A fundamental constant of the universe may not be so constant after all, according to a new study.
Recent observations of distant galaxies suggest that the strength of the electromagnetic force — the so-called fine-structure constant — actually varies throughout the universe. In one direction, the constant seemed to grow larger the farther astronomers looked; in another direction the constant took on smaller values with greater distance.
If confirmed, this revelation could reshape physicists' understanding of cosmology from the ground up. It may even help solve a major conundrum: Why are all the constants of nature perfectly tuned for life to exist?
"This is an exciting and potentially important result that challenges astronomers and particle physicists for an explanation," said astrophysicist John Barrow of the University of Cambridge, who was not involved in the new study but has worked with the researchers in the past. "It could be a further hint about new physics."
A changing constant
Astrophysicists have been studying the fine-structure constant – known as the alpha constant – for years, searching for hints that it might change. Some projects have found evidence that the constant does vary, while other probes confirmed the constant's constancy. [The Greatest Mysteries in Science]
But the evidence supporting the alpha constant's variable nature was ambiguous, because it could also be due to a variation over time, or across different parts of space, researchers said.
The farther out astronomers peer into the universe, the longer it has taken the light they see to reach Earth. Since this light is older, it represents an earlier epoch in the universe's history.
So if scientists measured a change in the fine-structure constant from different observations, it may have been because the constant has different values in different places, or it might have been because it had different values at different times. But determining which case is right has been a challenge.
To settle that question, researchers led by John Webb from the University of New South Wales, Australia, gathered observations from the Keck telescope in Hawaii, and the Very Large Telescope in Chile – thereby covering both the northern and southern skies.

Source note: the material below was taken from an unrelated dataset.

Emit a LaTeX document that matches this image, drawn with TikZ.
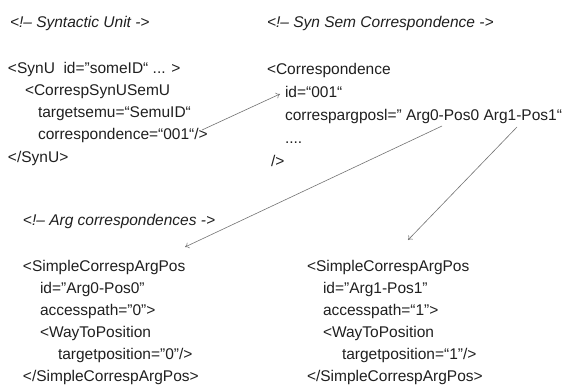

"When you look in one direction, you cannot distinguish between variation in space and variation in time," co-researcher Victor Flambaum, also of the University of New South Wales, told SPACE.com. "Now there is nearly complete coverage of the sky. The conclusion is:It's a variation in space, not in time."
To determine how strong the alpha constant was in any given spot, the scientists measured the frequency at which electrons in various atoms would hop from one energy level to the next. This frequency depends on the fine-structure constant.
The researchers found that in the northern sky, the fine-structure constant gets smaller with increasing distance, or as astronomers look farther back in time. In the southern sky, however, the alpha constant value appeared to increase the farther away they looked.
Since those two results would contradict each other if the alpha constant varied with time, the constant must take on different values in different areas of the universe, the researchers concluded.
Why do we exist?
Webb presented the findings last week at the Joint European and National Astronomy Meeting in Lisbon, Portugal. The research has been submitted to the journal Physical Review Letters and is awaiting peer review.
If the study is confirmed, it could be a landmark find in astrophysics, researchers said.
"I find this result quite exciting," said Steve Lamoreaux, a physicist at Yale University who was not involved in the study. "It explains the apparent discrepancy between different analyses done the last few years.
"Of course, the result needs to be independently verified," he added.
Flambaum said he was particularly interested in what the result could tell scientists about the origin of life.
"This is a puzzle which has existed for many years," he told SPACE.com. "A minor variation of the fundamental constants forbids life to appear — we just could not exist."
For Flambaum and others, it seemed like too much of a coincidence that the universe's constants – which includes the alpha constant and others like the value of the strength of gravity, or the strength of the strong interaction that binds atomic nuclei together – should be perfect for building stars and planets and life.
"Now we have an explanation," Flambaum said."If fundamental constants vary in space, we just appear in the area of the universe where constants are good for us."
In other regions of the universe where the constants are different, life may be absent, he said.
Flambaum admitted that such revolutionary results need even more evidence to be believed for sure.
And other experts may take some convincing.
Helge Kragh, a science historian at the University of Aarhus, Denmark, who has written about the history of the fine-structure constant, said it's important to "keep a healthy skepticism" about announcements like these, since past measurements of variation, such as earlier claims that the constant changes over time, have later been disproven.
"If history is a guide — and often it is not — the results of Webb et al. will turn out to be untenable," he said.
Flambaum said the team plans to collect more data from the distant universe, as well as conduct laboratory experiments, to test their results.
"The problem is whether there are systematic biases which the authors have not thought of which can mimic the appearance of varying alpha," Barrow said. "They are a very strong and experienced observational team who have subjected the data to many tests in the search for bias but have failed to find any so far."